Depends on the kernel. Traditionally, BSD had a relatively small
buffer cache that was used for filesystem data (which includes both
file contents and metadata). Ever since UBC came in, NetBSD has at
least partially eliminated that. My impression is that the current
scheme uses something like the traditional buffer cache for metadata
but grabs whatever memory is available for file contents, but I'm sure
someone who actually understands it can correct me if I'm wrong.
> For applications like Internet servers, which serve many static files
> from disk,
Well, _some_ Internet servers, such as webservers. Not all; ssh
servers, for exmaple, generally do not do anything of the sort.
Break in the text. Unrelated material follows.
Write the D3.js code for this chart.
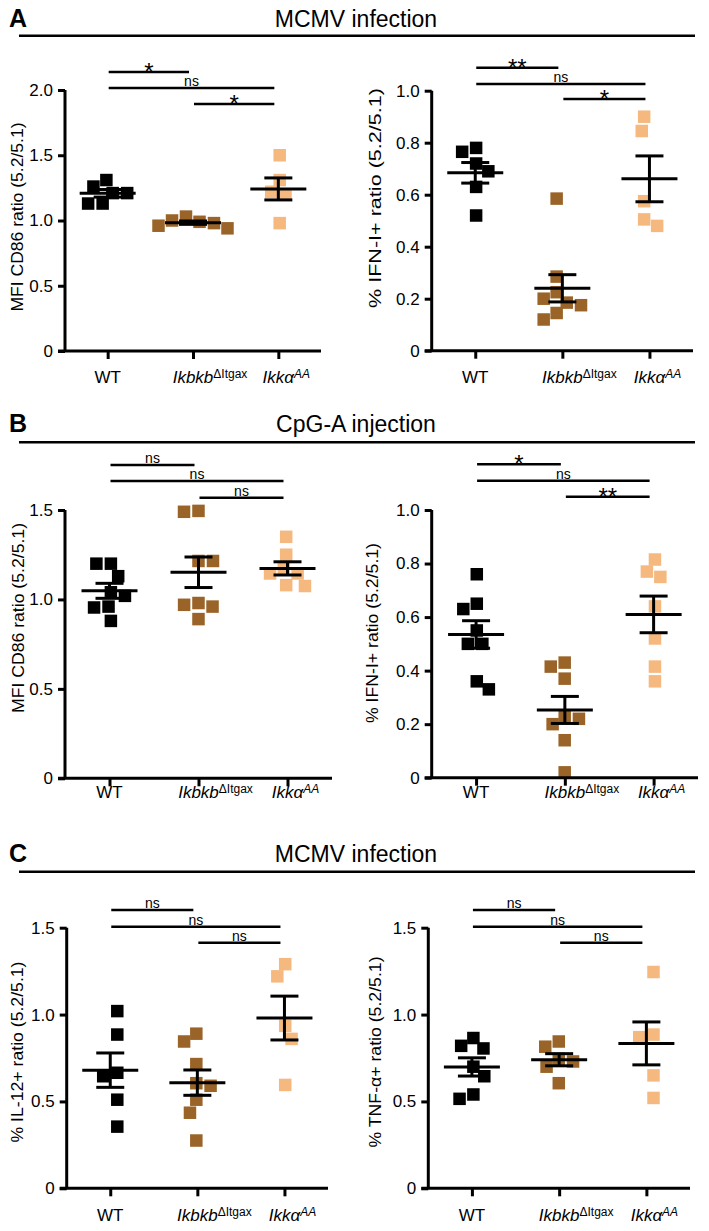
<!DOCTYPE html>
<html><head><meta charset="utf-8">
<script src="https://cdn.jsdelivr.net/npm/d3@7"></script>
<style>
body{margin:0;background:#fff}
svg{display:block}
text{font-family:"Liberation Sans",Arial,Helvetica,sans-serif;fill:#000}
</style>
</head><body>
<svg id="c" width="709" height="1231"></svg>
<script>
// ---------------- DATA ----------------
const groups = ["WT", "Ikbkb", "Ikka"];
const groupColors = ["#000000", "#9a6428", "#f5b97f"];

const ticks20 = [0, 0.5, 1.0, 1.5, 2.0];
const ticks10 = [0, 0.2, 0.4, 0.6, 0.8, 1.0];
const ticks15 = [0, 0.5, 1.0, 1.5];

const sectionLetters = ["A", "B", "C"];
const sectionTitles = ["MCMV infection", "CpG-A injection", "MCMV infection"];

const yLabelCD86 = "MFI CD86 ratio (5.2/5.1)";
const yLabelIFN = "% IFN-I+ ratio (5.2/5.1)";
const yLabelIL12 = "% IL-12+ ratio (5.2/5.1)";
const yLabelTNF = "% TNF-\u03B1+ ratio (5.2/5.1)";

// A: MCMV, CD86
const mcmvCD86_WT    = [1.31, 1.26, 1.21, 1.21, 1.13, 1.13];
const mcmvCD86_Ikbkb = [1.03, 1.00, 0.99, 0.98, 0.96, 0.94];
const mcmvCD86_Ikka  = [1.50, 1.31, 1.22, 1.20, 0.98];
const sigMcmvCD86 = ["*", "ns", "*"];
// A: MCMV, IFN-I
const mcmvIFN_WT    = [0.78, 0.765, 0.72, 0.69, 0.63, 0.52];
const mcmvIFN_Ikbkb = [0.585, 0.285, 0.225, 0.20, 0.185, 0.175, 0.145, 0.12];
const mcmvIFN_Ikka  = [0.90, 0.845, 0.575, 0.505, 0.48];
const sigMcmvIFN = ["**", "ns", "*"];
// B: CpG-A, CD86
const cpgCD86_WT    = [1.20, 1.20, 1.13, 1.04, 1.02, 0.96, 0.955, 0.88];
const cpgCD86_Ikbkb = [1.495, 1.49, 1.215, 1.215, 0.98, 0.97, 0.96, 0.89];
const cpgCD86_Ikka  = [1.35, 1.25, 1.17, 1.145, 1.145, 1.08, 1.075];
const sigCpgCD86 = ["ns", "ns", "ns"];
// B: CpG-A, IFN-I
const cpgIFN_WT    = [0.76, 0.65, 0.63, 0.55, 0.50, 0.50, 0.36, 0.33];
const cpgIFN_Ikbkb = [0.43, 0.415, 0.37, 0.23, 0.22, 0.20, 0.14, 0.02];
const cpgIFN_Ikka  = [0.815, 0.77, 0.75, 0.64, 0.52, 0.415, 0.36];
const sigCpgIFN = ["*", "ns", "**"];
// C: MCMV, IL-12
const mcmvIL12_WT    = [1.02, 0.885, 0.665, 0.645, 0.51, 0.355];
const mcmvIL12_Ikbkb = [0.89, 0.845, 0.715, 0.605, 0.59, 0.51, 0.435, 0.275];
const mcmvIL12_Ikka  = [1.29, 1.22, 0.935, 0.86, 0.595];
const sigMcmvIL12 = ["ns", "ns", "ns"];
// C: MCMV, TNF-a
const mcmvTNF_WT    = [0.865, 0.82, 0.805, 0.70, 0.645, 0.54, 0.515];
const mcmvTNF_Ikbkb = [0.845, 0.815, 0.745, 0.73, 0.70, 0.605];
const mcmvTNF_Ikka  = [1.245, 0.885, 0.87, 0.65, 0.52];
const sigMcmvTNF = ["ns", "ns", "ns"];

const sigPairs = [[0, 1], [0, 2], [1, 2]];

// ---------------- LAYOUT ----------------
const headerLayout = [
  {base: 27, line: 35.7},
  {base: 432, line: 442.3},
  {base: 862, line: 871.7}
];
const panelLayout = [
  {x0: 65,    x1: 321, yTop: 90,    yBot: 351,    labX: 17,  labY: 217,  labLen: 189, sigY: [72, 88, 104],        xLabDy: 32},
  {x0: 431.7, x1: 693, yTop: 90.7,  yBot: 350.7,  labX: 375, labY: 198,  labLen: 220, sigY: [67.7, 84, 99],        xLabDy: 32},
  {x0: 65,    x1: 332, yTop: 510,   yBot: 778.3,  labX: 18,  labY: 618,  labLen: 190, sigY: [465, 481, 497.7],     xLabDy: 20},
  {x0: 431.7, x1: 698, yTop: 510,   yBot: 777.7,  labX: 372, labY: 633,  labLen: 180, sigY: [464.3, 480.7, 496.7], xLabDy: 20},
  {x0: 66.7,  x1: 328, yTop: 927.7, yBot: 1188.3, labX: 17,  labY: 1052, labLen: 181, sigY: [910, 926.7, 942.7],   xLabDy: 33},
  {x0: 428.3, x1: 690, yTop: 927.7, yBot: 1188.3, labX: 375, labY: 1052, labLen: 191, sigY: [910, 926.7, 942.7],   xLabDy: 33}
];
const panelData = [
  {series: [mcmvCD86_WT, mcmvCD86_Ikbkb, mcmvCD86_Ikka], ticks: ticks20, label: yLabelCD86, sig: sigMcmvCD86},
  {series: [mcmvIFN_WT, mcmvIFN_Ikbkb, mcmvIFN_Ikka],    ticks: ticks10, label: yLabelIFN,  sig: sigMcmvIFN},
  {series: [cpgCD86_WT, cpgCD86_Ikbkb, cpgCD86_Ikka],    ticks: ticks15, label: yLabelCD86, sig: sigCpgCD86},
  {series: [cpgIFN_WT, cpgIFN_Ikbkb, cpgIFN_Ikka],       ticks: ticks10, label: yLabelIFN,  sig: sigCpgIFN},
  {series: [mcmvIL12_WT, mcmvIL12_Ikbkb, mcmvIL12_Ikka], ticks: ticks15, label: yLabelIL12, sig: sigMcmvIL12},
  {series: [mcmvTNF_WT, mcmvTNF_Ikbkb, mcmvTNF_Ikka],    ticks: ticks15, label: yLabelTNF,  sig: sigMcmvTNF}
];

const svg = d3.select("#c");
const MARK = 12.5;

// ---------------- HEADERS ----------------
headerLayout.forEach((h, i) => {
  svg.append("text").attr("x", 9).attr("y", h.base)
    .attr("font-size", 25).attr("font-weight", "bold").text(sectionLetters[i]);
  svg.append("text").attr("x", 356).attr("y", h.base)
    .attr("font-size", 23).attr("text-anchor", "middle").text(sectionTitles[i]);
  svg.append("line").attr("x1", 19).attr("x2", 695).attr("y1", h.line).attr("y2", h.line)
    .attr("stroke", "#000").attr("stroke-width", 2.5);
});

// ---------------- BEESWARM ----------------
function swarm(values, y, d) {
  const pts = values.map(v => ({v, y: y(v), x: 0})).sort((a, b) => a.y - b.y);
  const placed = [];
  let bal = 0;
  for (const p of pts) {
    const cands = [0];
    for (const q of placed) {
      const dy = Math.abs(q.y - p.y);
      if (dy < d) { const dx = Math.sqrt(d * d - dy * dy); cands.push(q.x + dx, q.x - dx); }
    }
    cands.sort((a, b) => {
      const da = Math.abs(a) - Math.abs(b);
      if (Math.abs(da) > 0.01) return da;
      return bal >= 0 ? a - b : b - a;
    });
    for (const c of cands) {
      if (placed.every(q => (q.x - c) ** 2 + (q.y - p.y) ** 2 >= d * d - 0.01)) { p.x = c; break; }
    }
    bal += p.x;
    placed.push(p);
  }
  const ext = d3.extent(placed, p => p.x);
  const shift = (ext[0] + ext[1]) / 2;
  placed.forEach(p => p.x -= shift);
  return placed;
}

// ---------------- PANELS ----------------
panelLayout.forEach((L, pi) => {
  const D = panelData[pi];
  const g = svg.append("g");
  const yMax = d3.max(D.ticks);
  const y = d3.scaleLinear().domain([0, yMax]).range([L.yBot, L.yTop]);
  const x = d3.scalePoint().domain(groups).range([L.x0, L.x1]).padding(0.5);

  // points
  D.series.forEach((vals, gi) => {
    const pts = swarm(vals, y, 14.5);
    g.selectAll(null).data(pts).enter().append("rect")
      .attr("x", p => x(groups[gi]) + p.x - MARK / 2)
      .attr("y", p => p.y - MARK / 2)
      .attr("width", MARK).attr("height", MARK)
      .attr("fill", groupColors[gi]);
  });

  // mean +- SEM
  D.series.forEach((vals, gi) => {
    const m = d3.mean(vals);
    const sem = d3.deviation(vals) / Math.sqrt(vals.length);
    const cx = x(groups[gi]);
    const st = s => s.attr("stroke", "#000").attr("stroke-width", 3);
    st(g.append("line").attr("x1", cx - 28).attr("x2", cx + 28).attr("y1", y(m)).attr("y2", y(m)));
    st(g.append("line").attr("x1", cx).attr("x2", cx).attr("y1", y(m + sem)).attr("y2", y(m - sem)));
    st(g.append("line").attr("x1", cx - 14).attr("x2", cx + 14).attr("y1", y(m + sem)).attr("y2", y(m + sem)));
    st(g.append("line").attr("x1", cx - 14).attr("x2", cx + 14).attr("y1", y(m - sem)).attr("y2", y(m - sem)));
  });

  // y axis
  const yAxis = d3.axisLeft(y).tickValues(D.ticks).tickSize(7).tickPadding(5)
    .tickFormat(v => v === 0 ? "0" : d3.format(".1f")(v));
  const ya = g.append("g").attr("transform", `translate(${L.x0},0)`).call(yAxis);
  ya.select(".domain").attr("d", `M0,${L.yTop}V${L.yBot}`).attr("stroke-width", 3);
  ya.selectAll(".tick line").attr("stroke-width", 3);
  ya.selectAll(".tick text").attr("font-size", 17).attr("fill", "#000")
    .style("font-family", '"Liberation Sans",Arial,sans-serif');

  // x axis
  const xAxis = d3.axisBottom(x).tickSize(8).tickFormat("");
  const xa = g.append("g").attr("transform", `translate(0,${L.yBot})`).call(xAxis);
  xa.select(".domain").attr("d", `M${L.x0 - 7},0H${L.x1}`).attr("stroke-width", 3);
  xa.selectAll(".tick line").attr("stroke-width", 3);

  // x labels
  groups.forEach((grp, gi) => {
    const cx = x(grp);
    const t = g.append("text").attr("y", L.yBot + L.xLabDy).attr("font-size", 17);
    let base;
    if (gi === 0) {
      base = t.append("tspan").text("WT");
    } else if (gi === 1) {
      base = t.append("tspan").attr("font-style", "italic").text("Ikbkb");
      t.append("tspan").attr("font-size", 12).attr("dy", -5).text("\u0394Itgax");
    } else {
      base = t.append("tspan").attr("font-style", "italic").text("Ikk\u03B1");
      t.append("tspan").attr("font-size", 12).attr("font-style", "italic").attr("dy", -5).text("AA");
    }
    const w = base.node().getComputedTextLength();
    t.attr("x", cx - w / 2);
  });

  // y label
  g.append("text").attr("transform", `translate(${L.labX},${L.labY}) rotate(-90)`)
    .attr("text-anchor", "middle").attr("dominant-baseline", "central")
    .attr("font-size", 17).attr("textLength", L.labLen).attr("lengthAdjust", "spacingAndGlyphs")
    .text(D.label);

  // significance bars
  sigPairs.forEach(([a, b], si) => {
    const xa1 = x(groups[a]) + 1, xb1 = x(groups[b]) - 4;
    const yy = L.sigY[si];
    g.append("line").attr("x1", xa1).attr("x2", xb1).attr("y1", yy).attr("y2", yy)
      .attr("stroke", "#000").attr("stroke-width", 2.5);
    const lab = D.sig[si];
    const isStar = lab.indexOf("*") >= 0;
    g.append("text").attr("x", (xa1 + xb1) / 2).attr("y", isStar ? yy + 8 : yy - 2)
      .attr("text-anchor", "middle").attr("font-size", isStar ? 24 : 14).text(lab);
  });
});
</script>
</body></html>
> is there any point in implementing file caching at application level?
Yes. You said it yourself, in part: it permits you to make cache
decisions based on knowledge not available below the application level,
such as which files are more worth retention.
> It seems like you would end up with 2 copies of the same data - one
> copy cached by kernel, another copy cached by application.
That can happen. You can reduce the problem by use of things like
mmap() rather than read() for reading files, especially when coupled
with things like Hubert's suggestion to look at madvise().
Also, you can fiddle with tunables. NetBSD, for example, has a handful
of sysctls like vm.filemin and vm.filemax to control low and high water
marks on the use of memory to cache file data.